A boy fell injured between the barbed wire in front of his trench and the enemy, in that No Man’s Land of so many tragedies. His comrades, afraid of hitting him, stopped firing.
“Go on!” he called to them. “No matter about me. Shoot at them!”
So they fired, and he writhed for a moment.
“I got one of yours that time!” he said.
The Germans retired, but the boy still lay on the ground, beyond reach. He ceased moving, and they thought he was dead. One may believe that they hoped he was dead. It was more merciful than the slow dying of No Man’s Land. But after a time he raised his head.
“Look out,” he called. “They are coming again. They are almost up to me!”
That is all of that story.
FRENCH GUNS IN ACTION
The car stopped. We were at the wireless and telephone headquarters for the French Army of the North. It was a low brick building, and outside, just off the roadway, was a high van full of telephone instruments. That it was moved from one place to another was shown when, later in the day, returning by that route, we found the van had disappeared.
It was two o’clock. The German wireless from Berlin had just come in. At three the receiving station would hear from the Eiffel Tower in Paris. It was curious to stand there and watch the operator, receivers on his ears, picking up the German message. It was curious to think that, just a little way over there, across a field or two, the German operator was doing the same thing, and that in an hour he would be receiving the French message.
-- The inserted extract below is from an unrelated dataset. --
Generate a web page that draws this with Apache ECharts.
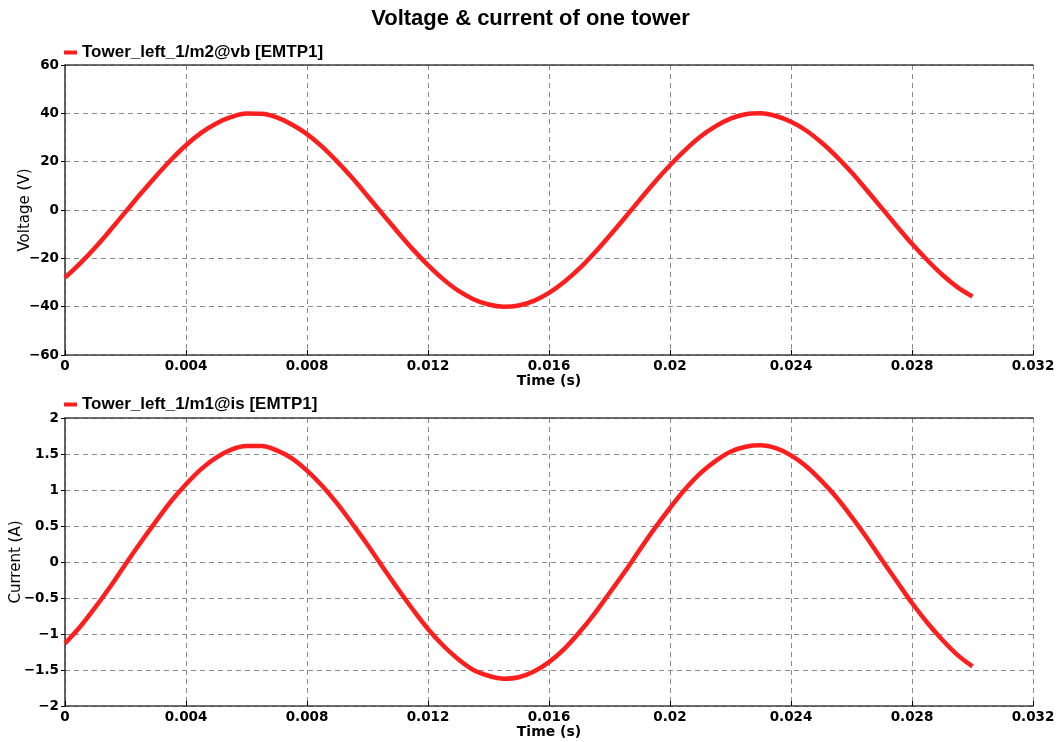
<!DOCTYPE html>
<html><head><meta charset="utf-8">
<script src="https://cdn.jsdelivr.net/npm/echarts@6/dist/echarts.min.js"></script>
<style>html,body{margin:0;padding:0;background:#fff}#c{width:1061px;height:742px}</style>
</head><body><div id="c"></div>
<script>
const timeStep = 0.0005;
const xTicks = [0, 0.004, 0.008, 0.012, 0.016, 0.02, 0.024, 0.028, 0.032];
const voltage = [-28.0,-22.1,-15.5,-8.3,-0.8,6.7,13.9,20.7,26.8,31.9,35.8,38.5,39.9,39.8,38.3,35.4,31.4,26.2,20.0,13.2,5.8,-1.7,-9.1,-16.3,-22.8,-28.6,-33.4,-36.9,-39.1,-40.0,-39.5,-37.6,-34.3,-29.8,-24.3,-17.8,-10.7,-3.3,4.2,11.6,18.5,24.8,30.3,34.6,37.8,39.6,40.0,38.9,36.5,32.9,28.0,22.2,15.6,8.3,0.8,-6.7,-14.0,-20.7,-26.8,-31.9,-35.8];
const current = [-1.13,-0.90,-0.63,-0.34,-0.03,0.27,0.56,0.84,1.08,1.29,1.45,1.56,1.61,1.61,1.55,1.44,1.27,1.06,0.81,0.53,0.24,-0.07,-0.37,-0.66,-0.93,-1.16,-1.35,-1.50,-1.58,-1.62,-1.60,-1.52,-1.39,-1.21,-0.98,-0.72,-0.43,-0.14,0.17,0.47,0.75,1.01,1.23,1.40,1.53,1.60,1.62,1.58,1.48,1.33,1.13,0.90,0.63,0.34,0.03,-0.27,-0.57,-0.84,-1.08,-1.29,-1.45];
const seriesNames = ['Tower_left_1/m2@vb [EMTP1]', 'Tower_left_1/m1@is [EMTP1]'];

const vData = voltage.map((v,i)=>[+(i*timeStep).toFixed(4), v]);
const iData = current.map((v,i)=>[+(i*timeStep).toFixed(4), v]);
const LIB = 'Liberation Sans, Arial, sans-serif';
const DJ = 'DejaVu Sans, sans-serif';
const RED = '#ff1e1e';
const minus = s => String(s).replace('-', '\u2212');
const gridLine = {show:true, lineStyle:{color:'#8a8a8a', type:[5,4], width:1}};
const axisLine = {show:true, onZero:false, lineStyle:{color:'#404040', width:1.6}};
function xAx(gi){
  return {type:'value', gridIndex:gi, min:xTicks[0], max:xTicks[xTicks.length-1], interval:xTicks[1]-xTicks[0],
    name:'Time (s)', nameLocation:'middle', nameGap:19, nameMoveOverlap:false,
    nameTextStyle:{fontFamily:DJ, fontWeight:'bold', fontSize:14, color:'#000'},
    axisLine:axisLine, axisTick:{show:true, inside:true, length:5, lineStyle:{color:'#000'}},
    axisLabel:{fontFamily:DJ, fontWeight:'bold', fontSize:13.5, color:'#000', margin:4,
      formatter:v=>String(parseFloat(v.toFixed(3)))},
    splitLine:gridLine};
}
function xTop(gi){
  return {type:'value', gridIndex:gi, position:'top', min:0, max:0.032,
    axisLine:axisLine, axisTick:{show:false}, axisLabel:{show:false}, splitLine:{show:false}};
}
function yAx(gi,name,min,max,interval,gap){
  return {type:'value', gridIndex:gi, min:min, max:max, interval:interval,
    name:name, nameLocation:'middle', nameGap:gap, nameMoveOverlap:false,
    nameTextStyle:{fontFamily:DJ, fontSize:15, color:'#000'},
    axisLine:axisLine, axisTick:{show:true, length:4, lineStyle:{color:'#000'}},
    axisLabel:{fontFamily:DJ, fontWeight:'bold', fontSize:13.5, color:'#000', margin:6, formatter:minus},
    splitLine:gridLine};
}
const legendText = {fontFamily:LIB, fontWeight:'bold', fontSize:17, color:'#000'};
const chart = echarts.init(document.getElementById('c'));
chart.setOption({
  animation:false,
  backgroundColor:'#fff',
  title:{text:'Voltage & current of one tower', left:'center', top:3,
    textStyle:{fontFamily:LIB, fontWeight:'bold', fontSize:22, color:'#000'}},
  legend:[
    {data:[seriesNames[0]], left:59, top:39, icon:'rect', itemWidth:13, itemHeight:4, itemGap:5, textStyle:legendText},
    {data:[seriesNames[1]], left:59, top:391, icon:'rect', itemWidth:13, itemHeight:4, itemGap:5, textStyle:legendText}
  ],
  grid:[
    {left:65, top:65, width:968, height:290, containLabel:false, outerBoundsMode:'none'},
    {left:65, top:418, width:968, height:288, containLabel:false, outerBoundsMode:'none'}
  ],
  xAxis:[xAx(0), xAx(1), xTop(0), xTop(1)],
  yAxis:[yAx(0,'Voltage (V)',-60,60,20,32), yAx(1,'Current (A)',-2,2,0.5,41)],
  series:[
    {name:seriesNames[0], type:'line', xAxisIndex:0, yAxisIndex:0, data:vData, showSymbol:false, smooth:0.35,
      lineStyle:{color:RED, width:4.5}, itemStyle:{color:RED}},
    {name:seriesNames[1], type:'line', xAxisIndex:1, yAxisIndex:1, data:iData, showSymbol:false, smooth:0.35,
      lineStyle:{color:RED, width:4.5}, itemStyle:{color:RED}}
  ]
});
</script></body></html>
All the batteries of the army corps are—or were—controlled from that little station. The colonel in charge came out to greet us, and to him Captain Boisseau gave General Foch’s request to show me batteries in action.
The colonel was very willing. He would go with us himself. I conquered a strong desire to stand with the telephone building between me and the German lines, now so near, and looked about. A French aeroplane was overhead, but there was little bustle and activity along the road. It is a curious fact in this war that the nearer one is to the front the quieter things become. Three or four miles behind there is bustle and movement. A mile behind, and only an occasional dispatch rider, a few men mending roads, an officer’s car, a few horses tethered in a wood, a broken gun carriage, a horse being shod behind a wall, a soldier on a lookout platform in a tree, thickets and hedges that on occasion spout fire and death—that is the country round Ypres and just behind the line, in daylight.
We were between Ypres and the Allied line, in that arc which the Germans are, as I write, trying so hard to break through. The papers say that they are shelling Ypres and that it is burning. They were shelling it that day also. But now, as then, I cannot believe it is burning. There was nothing left to burn.